研究内容を教えてください。
伊井:障害のある子どもの地域生活支援に関心をもって研究をしています。特に近年は、学校でも家庭でもない第三の居場所としての「放課後等デイサービス」(以下、放デイ)に注目し、その役割やサービスのあり方について、関係者の声や制度の変遷を手掛かりとしながら明らかにしてきました。その成果は、2025年3月に刊行した自著『障害のある子どもの放課後と地域福祉―放課後等デイサービスの二面性―』にまとめています。
放デイは障害のある子どもの放課後や休日を支えるための制度として、2012年に国が設立しました。これまでは家で過ごすしかなかった子どもたちも多くいましたが、放課後や休日が豊かになり、発達支援を受けられるようになったのです。その一方で、放デイの急増にともない、本来の目的である「生活能力の向上のために必要な訓練や社会との交流その他の支援」を十分に提供せず、単なる預かりや障害特性への配慮を欠いた運営を行う事業所が増加しているという問題もあります。こうした現状に至った要因や背景について、研究を通じて明らかにしてきました。
研究からどのようなことがわかったのでしょうか。
伊井:まず、過去の新聞記事や先行研究の論文、放課後活動を支援する民間団体の会報・リーフレット、官庁・地方自治体や外郭団体などが公表する統計データなどを分析し、放デイがどのようなプロセスを経て制度化に至ったのかを調査しました。その結果、当初は障害のある子どもたちに豊かな放課後の時間を保障したいという関係者達の強い願いと実践活動が草の根的な社会運動となり、地方自治体や国を動かして、法改正や制度成立に大きく寄与した経緯が見えてきました。放デイの制度化は障害のある子やその家族、支援者にとって悲願の成就ともいうべき成果だったのです。
一方で、発達障害に対する社会的認知の広がりや女性の就労率の上昇など、社会背景の変化も相まって放デイのニーズは留まることなく増加しています。そのニーズに対応できるだけの事業所数を確保する必要がありました。そうした背景から運営基準を比較的緩くして、多様な事業者の参入を促した結果、2012年から2022年の間に事業者数は約6.2倍、利用実人員は約11.8倍に増加しています。その中には営利目的でノウハウを持たないまま参入する事業者も出現しました。また、人的資源不足による質の低下なども顕在化しました。こうした放デイの質の低下という課題については、文献調査だけでなく、放デイ制度化以前から障害のある子どもの支援に携わってきた事業者へのインタビュー調査を通して明らかになりました。
本研究の意義を詳しくお聞かせください。
伊井:放デイの数が急激に増えたことで質が低下しているという懸念の声は、以前から現場でも言われてきました。しかし、だからといって単純に事業所の数を減らせば解決するというものでもないのです。放デイの制度化の経緯をふまえれば、数が増えたこと自体は望ましい側面があります。その一方で、その良さの中に改善すべき課題が内包されており、そこをしっかり見極める必要があるのです。こうした複雑な問題を多様な社会調査に基づき整理し、少しでも見通しをよくすることで、子どもたちにとって本当に価値のある環境をつくる手がかりを提示できるのではないかと考えています。

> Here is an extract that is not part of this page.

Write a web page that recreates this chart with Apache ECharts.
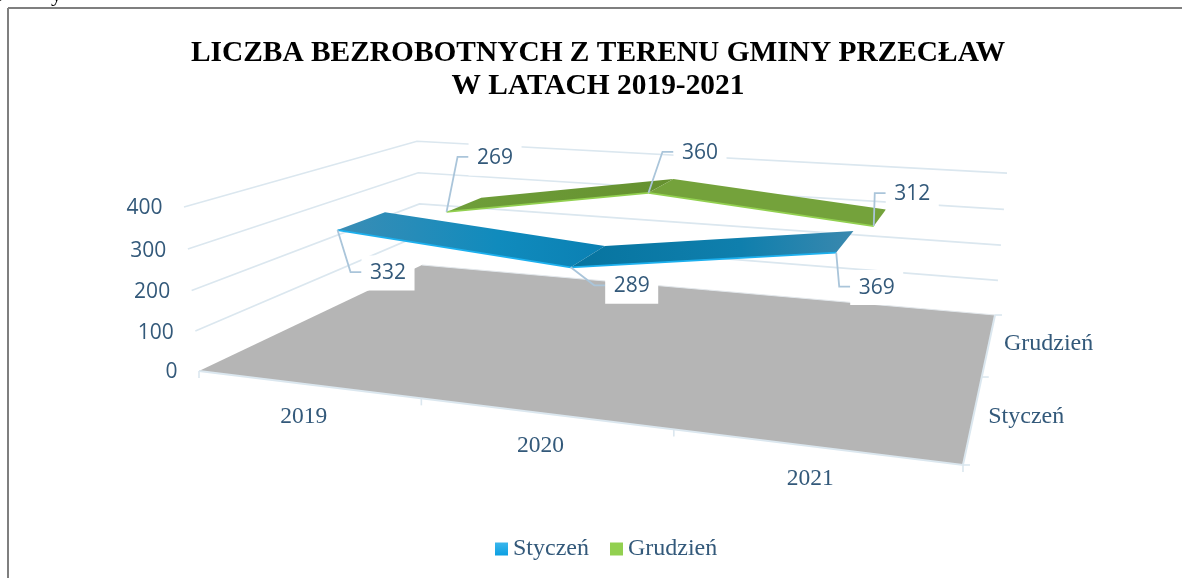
<!DOCTYPE html>
<html>
<head>
<meta charset="utf-8">
<style>html,body{margin:0;padding:0;background:#fff;overflow:hidden}#c{width:1182px;height:578px}</style>
<script src="https://cdn.jsdelivr.net/npm/echarts@6/dist/echarts.min.js"></script>
</head>
<body>
<div id="c"></div>
<script>
var years = ['2019', '2020', '2021'];
var seriesNames = ['Styczeń', 'Grudzień'];
var styczen = [332, 289, 369];
var grudzien = [269, 360, 312];
var valueTicks = [0, 100, 200, 300, 400];
var titleText = 'LICZBA BEZROBOTNYCH Z TERENU GMINY PRZECŁAW\nW LATACH 2019-2021';

var INK = '#33597a', GRID = '#dbe7ef', LEADER = '#aac5da';
var SERIF = '"Liberation Serif", serif', SANS = '"Open Sans", sans-serif';

/* Perspective camera of the 3D box: u along the years, w into the depth, v up (all 0..1). */
var cam = { a: 591.7, b: 367.9, c: 199, d: 10.8, e: -15.0, f: 371, g: -0.1789, h: 0.3433, k: -0.0352, vx: 610, vy: 4867 };
function project(u, w, v) {
  var s = cam.k * v;
  var W = cam.g * u + cam.h * w + 1 + s;
  return [(cam.a * u + cam.b * w + cam.c + s * cam.vx) / W,
          (cam.d * u + cam.e * w + cam.f + s * cam.vy) / W];
}
/* Turn a data point into unit cube coordinates through the cartesian axes. */
function unit(api, params, cat, val) {
  var p = api.coord([cat, val]), cs = params.coordSys;
  return [(p[0] - cs.x) / cs.width, 1 - (p[1] - cs.y) / cs.height];
}
function line(pts, color, width, z2) {
  return { type: 'polyline', z2: z2, silent: true, shape: { points: pts },
           style: { fill: null, stroke: color, lineWidth: width, lineJoin: 'miter' } };
}
function label(text, x, y, font, size, align, z2, bg) {
  var st = { text: text, x: x, y: y, fill: INK, font: size + 'px ' + font, align: align, verticalAlign: 'middle' };
  if (bg) { st.backgroundColor = '#fff'; st.padding = [7, 8.5, 7, 8.5]; }
  return { type: 'text', z2: z2, silent: true, style: st };
}

/* box: walls, floor, axis text */
function renderBox(params, api) {
  var ch = [];
  valueTicks.forEach(function (t) {
    var v = unit(api, params, 0, t)[1];
    var a = project(0, 0, v), b = project(0, 1, v), c = project(1, 1, v);
    if (t > 0) ch.push(line([a, b, c], GRID, 1.6, 1));
    ch.push(label(String(t), a[0] - 21.5, a[1] + 1.5, SANS, 21, 'right', 5));
  });
  var fl = [project(0, 0, 0), project(1, 0, 0), project(1, 1, 0), project(0, 1, 0)];
  ch.push({ type: 'polygon', z2: 2, silent: true, shape: { points: fl },
            style: { fill: '#b5b5b5', stroke: null } });
  ch.push(line([fl[3], fl[2]], '#e3e8ec', 1, 3));
  ch.push(line([fl[0], fl[1], fl[2]], GRID, 2, 3));
  years.forEach(function (y, i) {
    var u0 = unit(api, params, i, 0)[0];
    var p = project(u0, 0, 0);
    ch.push(label(y, p[0] - 3, p[1] + 32.5, SERIF, 23.5, 'center', 5));
  });
  for (var q = 0; q <= 3; q++) {
    var p0 = project(q / 3, 0, 0);
    ch.push(line([p0, [p0[0], p0[1] + 7]], GRID, 1.6, 3));
  }
  for (var r = 0; r <= 2; r++) {
    var p1 = project(1, r / 2, 0);
    ch.push(line([p1, [p1[0] + 7, p1[1]]], GRID, 1.6, 3));
  }
  seriesNames.forEach(function (n, i) {
    var p = project(1, (i + 0.5) / 2, 0);
    ch.push(label(n, p[0] + 15, p[1], SERIF, 24, 'left', 5));
  });
  return { type: 'group', children: ch };
}

/* ribbon renderers */
function grad(x0, y0, x1, y1, stops) {
  return new echarts.graphic.LinearGradient(x0, y0, x1, y1, stops.map(function (c) {
    return { offset: c[1], color: c[0] };
  }));
}
var looks = [
  { w0: 0.15, w1: 0.35, edge: '#1cb0ee',
    seg: [[['#3a8db5', 0], ['#108bbd', 0.6], ['#0b80b3', 1]], [['#07749f', 0], ['#0f7fad', 0.6], ['#3a88ae', 1]]],
    lead: [[13, 42], [23.5, 18], [3, 34]] },
  { w0: 0.65, w1: 0.85, edge: '#92d050',
    seg: [[['#6f9f3a', 0], ['#65902f', 1]], [['#74a23b', 0], ['#74a23b', 1]]],
    lead: [[11, -55], [14, -41], [1, -33]] }
];
function makeRibbon(sIdx, values) {
  var look = looks[sIdx];
  return function (params, api) {
    var i = params.dataIndex, ch = [];
    var cur = unit(api, params, i, api.value(1));
    var f = project(cur[0], look.w0, cur[1]);
    if (i < values.length - 1) {
      var nxt = unit(api, params, i + 1, values[i + 1]);
      var f2 = project(nxt[0], look.w0, nxt[1]);
      var b = project(cur[0], look.w1, cur[1]);
      var b2 = project(nxt[0], look.w1, nxt[1]);
      ch.push({ type: 'polygon', z2: 6 + i, silent: true, shape: { points: [f, f2, b2, b] },
                style: { fill: grad(0, 0, 1, 0, look.seg[i]) } });
      ch.push(line([f, f2], look.edge, 1.8, 8));
    }
    var ld = look.lead[i];
    var ex = f[0] + ld[0], ey = f[1] + ld[1];
    ch.push(line([f, [ex, ey], [ex + 11, ey]], LEADER, 1.8, 9));
    ch.push(label(String(values[i]), ex + 37.5, ey + 1, SANS, 21, 'center', 10, true));
    return { type: 'group', children: ch };
  };
}
function pairs(values) { return values.map(function (v, i) { return [i, v]; }); }

var chart = echarts.init(document.getElementById('c'), null, { renderer: 'canvas' });
chart.setOption({
  animation: false,
  backgroundColor: '#fff',
  title: { text: titleText, left: 593, top: 32, textAlign: 'center',
           textStyle: { fontFamily: SERIF, fontWeight: 'bold', fontSize: 29.4, lineHeight: 33, color: '#000' } },
  legend: { left: 490, top: 532, itemWidth: 13, itemHeight: 13, itemGap: 21,
            data: seriesNames.map(function (n) { return { name: n, icon: 'rect' }; }),
            textStyle: { fontFamily: SERIF, fontSize: 24, color: INK } },
  grid: { left: 200, top: 100, width: 600, height: 300 },
  xAxis: { type: 'category', data: years, show: false },
  yAxis: { type: 'value', min: 0, max: 400, interval: 100, show: false },
  graphic: [
    { type: 'line', silent: true, z: 100, shape: { x1: 8, y1: 8, x2: 1182, y2: 8 }, style: { stroke: '#7f7f7f', lineWidth: 2 } },
    { type: 'line', silent: true, z: 100, shape: { x1: 8, y1: 8, x2: 8, y2: 578 }, style: { stroke: '#7f7f7f', lineWidth: 2 } },
    { type: 'text', silent: true, z: 100, style: { text: 'p', x: -7, y: -16, fill: '#000', font: '22px ' + SERIF } },
    { type: 'text', silent: true, z: 100, style: { text: 'y', x: 51, y: -16, fill: '#000', font: '22px ' + SERIF } }
  ],
  series: [
    { type: 'custom', name: 'box', coordinateSystem: 'cartesian2d', z: 1, silent: true,
      clip: false, renderItem: renderBox, data: [[0, 0]], encode: { x: 0, y: 1 }, legendHoverLink: false },
    { type: 'custom', name: seriesNames[0], coordinateSystem: 'cartesian2d', z: 2, silent: true,
      clip: false, renderItem: makeRibbon(0, styczen), data: pairs(styczen), encode: { x: 0, y: 1 },
      itemStyle: { color: grad(0, 0, 0, 1, [['#3bb6ec', 0], ['#0b9fe2', 1]]) } },
    { type: 'custom', name: seriesNames[1], coordinateSystem: 'cartesian2d', z: 3, silent: true,
      clip: false, renderItem: makeRibbon(1, grudzien), data: pairs(grudzien), encode: { x: 0, y: 1 },
      itemStyle: { color: '#92d050' } }
  ]
});
</script>
</body>
</html>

子どもたちに必要とされる環境は時代とともに変化します。それに合わせて制度も柔軟に変わっていく必要があるでしょう。もともと放デイ自体が社会運動の盛り上がりから制度化したように、改善の余地があれば意見を共有して変えていくことができるはずです。しかし、私自身も放デイに勤務していた経験がありますが、現場の関係者は日々の業務に忙しく、制度の見直しを十分に検討する時間を取ることが難しいのが現状です。だからこそ研究を通じて制度を読み解き、地域福祉や障害児支援に貢献をしたいという思いで研究をしています。
「子どもは夕方に育つ」という言葉がありますが、障害の有無にかかわらず、すべての子どもが生き生きとした放課後や休日を過ごすことができる未来を実現したいですね。
ほかにどのような研究をしていますか?
伊井:日本国内だけでなく、東南アジア諸国の教育・福祉政策とその実態を調査する共同研究にも取り組んでいます。特に経済成長が著しいベトナムの障害児教育や障害者福祉の状況を調査しており、欧米に比べてアジアのこうした実態把握はまだ十分に進んでいないので、そこに寄与したいと思っています。
もうひとつは、農福連携による障害者の社会参加、食農教育を通じた障害のある子どもの発達支援です。実は学部時代には農学を専攻し、大学卒業後は農業高校の教員をしており、自然と触れる活動や動植物を育てる体験に関心を寄せていました。放デイを利用する子どもたちと1年間の農業体験を行ったことがあるのですが、その体験が子どもたちに与える良い影響や発達の可能性を実感しました。この分野もさらに探求していきたいと考えています。